This weekend, I spent time with my niece and her kids, my great-niece and great-nephew (emphasis on great). With my great-nephew playing his hand-held video game, my great-niece took control of the TV.

“What she watches on TV is just as stupid as what he watches,” my niece warned me.

Oh, no, thought I. My memory returned to a day last spring when I watched my great-nephew watch countless YouTube videos of paint being mixed. And I’m not talking about the way Tony Manero mixes paint in Saturday Night Fever. The video featured mind-numbing clip after mind-numbing clip of paint mixing in cups. This nonsense, however, had transfixed the world’s most adorable boy.

This weekend his sister showed me relaxing videos of slime in various forms. At first, the little voices inside my head howled in pain. But then, I kind of got into the slime videos, in part, because I had questions.

Question: “Why are you watching relaxing videos?”

Answer: “I found them.”

Interpretation: She went looking for slime videos because slime looks like snot.

Question: “The slime you and your brother play with is, well, slimy and looks like snot. How did they turn some of this slime into stuff that looks like frosting or blueberry muffins or a pillow or, oh my, that one looks like a brain. A green brain. How did they do that?”

Answer: “I don’t know.”

Interpretation: Just enjoy the show.

When I returned home, I asked our friend Google for help in answering my questions. It seems these relaxing slime videos may or may not be simulated. As this left me even more confused, I have decided to, indeed, just enjoy the show.

Anyway, whilst still at my niece’s, I told my great-niece I had to run errands later.

My great-niece: “Aaron’s?
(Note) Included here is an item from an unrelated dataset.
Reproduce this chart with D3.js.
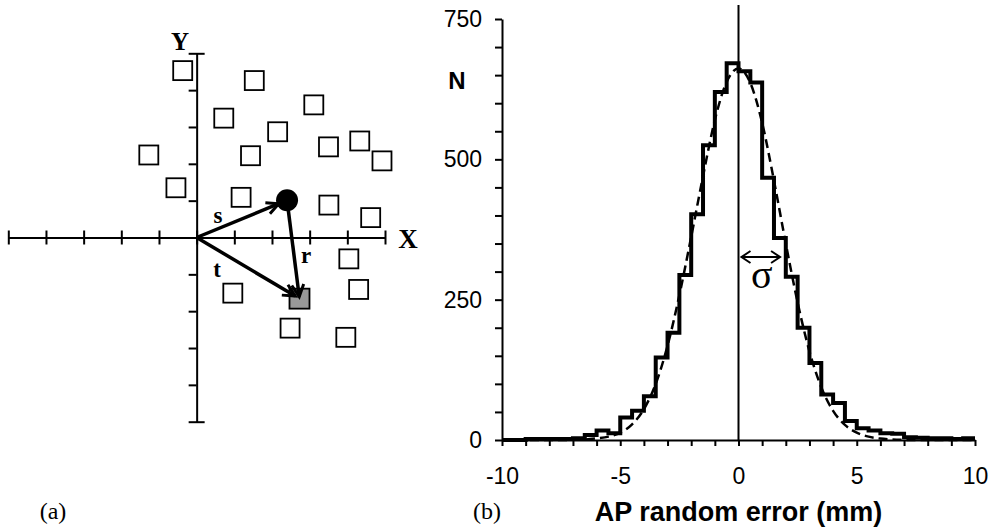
<!DOCTYPE html>
<html>
<head>
<meta charset="utf-8">
<script src="https://cdn.jsdelivr.net/npm/d3@7"></script>
<style>
  body { margin: 0; background: #fff; }
</style>
</head>
<body>
<div id="chart"></div>
<script>
// (a) scattered markers in the X-Y plane
const squareX = [-0.37, 1.53, 3.11, 0.72, 2.15, -1.27, 1.43, 3.50, 4.33, 4.92, -0.55, 1.18, 3.51, 4.62, 4.04, 0.96, 4.30, 2.48, 3.96];
const squareY = [4.53, 4.26, 3.60, 3.24, 2.87, 2.24, 2.22, 2.46, 2.62, 2.08, 1.35, 1.09, 0.88, 0.54, -0.58, -1.51, -1.41, -2.46, -2.71];
const dotPoint = [2.40, 1.01];
const greyPoint = [2.73, -1.66];
const planeTicks = [-5, -4, -3, -2, -1, 0, 1, 2, 3, 4, 5];

// (b) histogram of AP random error, 0.5 mm bins
const binStart = [-10, -9.5, -9, -8.5, -8, -7.5, -7, -6.5, -6, -5.5, -5, -4.5, -4, -3.5, -3, -2.5, -2, -1.5, -1, -0.5,
  0, 0.5, 1, 1.5, 2, 2.5, 3, 3.5, 4, 4.5, 5, 5.5, 6, 6.5, 7, 7.5, 8, 8.5, 9, 9.5];
const binCounts = [0, 0, 2, 2, 2, 2, 3, 9, 17, 12, 40, 52, 78, 147, 191, 294, 402, 525, 620, 671,
  657, 637, 467, 360, 291, 200, 137, 81, 66, 34, 21, 17, 12, 11, 5, 4, 3, 3, 2, 3];
const fitX = [-10, -9.5, -9, -8.5, -8, -7.5, -7, -6.5, -6, -5.5, -5, -4.5, -4, -3.5, -3, -2.5, -2, -1.5, -1, -0.5,
  0, 0.5, 1, 1.5, 2, 2.5, 3, 3.5, 4, 4.5, 5, 5.5, 6, 6.5, 7, 7.5, 8, 8.5, 9, 9.5, 10];
const fitN = [0, 0, 0, 0, 0, 0, 0.5, 1, 3, 6, 13, 28, 55, 100, 168, 258, 362, 470, 570, 638,
  662, 636, 565, 462, 350, 245, 158, 94, 52, 27, 13, 6, 2.5, 1, 0.3, 0, 0, 0, 0, 0, 0];
const xTickLabels = [-10, -5, 0, 5, 10];
const yTickLabels = [0, 250, 500, 750];
const sigmaValue = 1.8;

const W = 1002, H = 530;
const serif = '"Liberation Serif", "Times New Roman", serif';
const sans = '"Liberation Sans", Arial, sans-serif';

const svg = d3.select('#chart').append('svg')
  .attr('width', W).attr('height', H)
  .style('background', '#fff');

const defs = svg.append('defs');
function chevron(id, len, half, sw) {
  defs.append('marker')
    .attr('id', id)
    .attr('markerUnits', 'userSpaceOnUse')
    .attr('markerWidth', len + 4).attr('markerHeight', half * 2 + 4)
    .attr('refX', len).attr('refY', half + 2)
    .attr('orient', 'auto-start-reverse')
    .append('path')
    .attr('d', `M1,2 L${len},${half + 2} L1,${half * 2 + 2}`)
    .attr('fill', 'none').attr('stroke', '#000').attr('stroke-width', sw)
    .attr('stroke-linejoin', 'miter');
}
chevron('headA', 13, 6, 3);
chevron('headB', 10, 6, 2);

// ---------- panel (a) ----------
const xa = d3.scaleLinear().domain([-5, 5]).range([8.3, 385]);
const ya = d3.scaleLinear().domain([-5, 5]).range([421.7, 53.3]);

const gA = svg.append('g');

const axX = gA.append('g')
  .attr('transform', `translate(0,${ya(0)})`)
  .call(d3.axisBottom(xa).tickValues(planeTicks).tickSize(7).tickSizeOuter(0).tickFormat(''));
axX.selectAll('.tick line').attr('y1', -7);

const axY = gA.append('g')
  .attr('transform', `translate(${xa(0)},0)`)
  .call(d3.axisLeft(ya).tickValues(planeTicks).tickSize(8).tickSizeOuter(0).tickFormat(''));
axY.selectAll('.tick line').attr('x1', d => (Math.abs(d) === 5 ? 8 : 0));

gA.selectAll('.domain, .tick line').attr('stroke', '#000').attr('stroke-width', 2);

gA.selectAll('rect.sq')
  .data(squareX.map((x, i) => [x, squareY[i]]))
  .enter().append('rect')
  .attr('class', 'sq')
  .attr('x', d => xa(d[0]) - 9.5).attr('y', d => ya(d[1]) - 9.5)
  .attr('width', 19).attr('height', 19)
  .attr('fill', '#fff').attr('stroke', '#000').attr('stroke-width', 1.8);

gA.append('rect')
  .attr('x', xa(greyPoint[0]) - 10).attr('y', ya(greyPoint[1]) - 10)
  .attr('width', 20).attr('height', 20)
  .attr('fill', '#999').attr('stroke', '#000').attr('stroke-width', 1.8);

gA.append('circle')
  .attr('cx', xa(dotPoint[0])).attr('cy', ya(dotPoint[1]))
  .attr('r', 11).attr('fill', '#000');

function arrow(from, to, gapEnd) {
  const x0 = xa(from[0]), y0 = ya(from[1]);
  const x1 = xa(to[0]), y1 = ya(to[1]);
  const len = Math.hypot(x1 - x0, y1 - y0);
  const k = (len - gapEnd) / len;
  gA.append('line')
    .attr('x1', x0).attr('y1', y0)
    .attr('x2', x0 + (x1 - x0) * k).attr('y2', y0 + (y1 - y0) * k)
    .attr('stroke', '#000').attr('stroke-width', 3.5)
    .attr('marker-end', 'url(#headA)');
}
arrow([0, 0], dotPoint, 9);
arrow([0, 0], greyPoint, 5);
arrow(dotPoint, greyPoint, 2);

const lblA = [
  { t: 'Y', x: 180, y: 50, s: 25 },
  { t: 'X', x: 408, y: 248, s: 27 },
  { t: 's', x: 218, y: 223, s: 23 },
  { t: 't', x: 217, y: 277, s: 23 },
  { t: 'r', x: 306, y: 263, s: 23 }
];
gA.selectAll('text.lbl').data(lblA).enter().append('text')
  .attr('x', d => d.x).attr('y', d => d.y)
  .attr('text-anchor', 'middle')
  .style('font-family', serif).style('font-weight', 'bold')
  .style('font-size', d => d.s + 'px')
  .text(d => d.t);

svg.append('text').attr('x', 53).attr('y', 519).attr('text-anchor', 'middle')
  .style('font-family', serif).style('font-size', '24px').text('(a)');

// ---------- panel (b) ----------
const xb = d3.scaleLinear().domain([-10, 10]).range([502, 975]);
const yb = d3.scaleLinear().domain([0, 750]).range([440, 19]);
const gB = svg.append('g');

// zero line
gB.append('line')
  .attr('x1', xb(0)).attr('x2', xb(0))
  .attr('y1', yb(775)).attr('y2', yb(0))
  .attr('stroke', '#000').attr('stroke-width', 2);

const axBx = gB.append('g')
  .attr('transform', `translate(0,${yb(0)})`)
  .call(d3.axisBottom(xb).tickValues(d3.range(-10, 11, 1)).tickSize(6).tickSizeOuter(0).tickPadding(22)
    .tickFormat(d => (xTickLabels.includes(d) ? d : '')));

const axBy = gB.append('g')
  .attr('transform', `translate(${xb(-10)},0)`)
  .call(d3.axisLeft(yb).tickValues(d3.range(0, 751, 50)).tickSize(7).tickSizeOuter(0).tickPadding(13)
    .tickFormat(d => (yTickLabels.includes(d) ? d : '')));

gB.selectAll('.domain, .tick line').attr('stroke', '#000').attr('stroke-width', 2);
gB.selectAll('.tick text')
  .style('font-family', sans).style('font-size', '23px').attr('fill', '#000');

// histogram steps
const stepPts = binStart.map((x, i) => [x, binCounts[i]]);
stepPts.push([10, binCounts[binCounts.length - 1]]);
gB.append('path')
  .datum(stepPts)
  .attr('fill', 'none').attr('stroke', '#000').attr('stroke-width', 4)
  .attr('stroke-linejoin', 'miter')
  .attr('d', d3.line().x(d => xb(d[0])).y(d => yb(d[1])).curve(d3.curveStepAfter));

// fitted curve (dashed)
gB.append('path')
  .datum(fitX.map((x, i) => [x, fitN[i]]))
  .attr('fill', 'none').attr('stroke', '#000').attr('stroke-width', 2.5)
  .attr('stroke-dasharray', '9,5')
  .attr('d', d3.line().x(d => xb(d[0])).y(d => yb(d[1])).curve(d3.curveMonotoneX));

// sigma marker
gB.append('line')
  .attr('x1', xb(0) + 3).attr('x2', xb(sigmaValue) - 1)
  .attr('y1', 257).attr('y2', 257)
  .attr('stroke', '#000').attr('stroke-width', 2)
  .attr('marker-start', 'url(#headB)').attr('marker-end', 'url(#headB)');
gB.append('text')
  .attr('x', xb(sigmaValue / 2) + 2).attr('y', 288).attr('text-anchor', 'middle')
  .style('font-family', serif).style('font-size', '40px').text('σ');

gB.append('text').attr('x', 457).attr('y', 89).attr('text-anchor', 'middle')
  .style('font-family', sans).style('font-weight', 'bold').style('font-size', '24px').text('N');

gB.append('text').attr('x', xb(0)).attr('y', 521).attr('text-anchor', 'middle')
  .style('font-family', sans).style('font-weight', 'bold').style('font-size', '27px')
  .text('AP random error (mm)');

svg.append('text').attr('x', 487).attr('y', 519).attr('text-anchor', 'middle')
  .style('font-family', serif).style('font-size', '24px').text('(b)');
</script>
</body>
</html>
You’re going to that store? Aaron’s?”

Me: “No, I have to run errands.”

My great-niece: “What are errands?”

My niece: “Like this morning when we went to the store and the library.”

My great-niece: “Why don’t you just say you have plans?”

My niece also told me that she and the children are scheduled to go on a field trip to a pumpkin patch.

Me: “That sounds like fun. May I go?”

My niece: “No. Parents can’t go.”

My great-niece (to me): “Oh, that’s great! You don’t have kids! You can go with us!”

Readers, I think this clear-headedness on behalf of the world’s most adorable girl is a direct result of watching relaxing slime videos.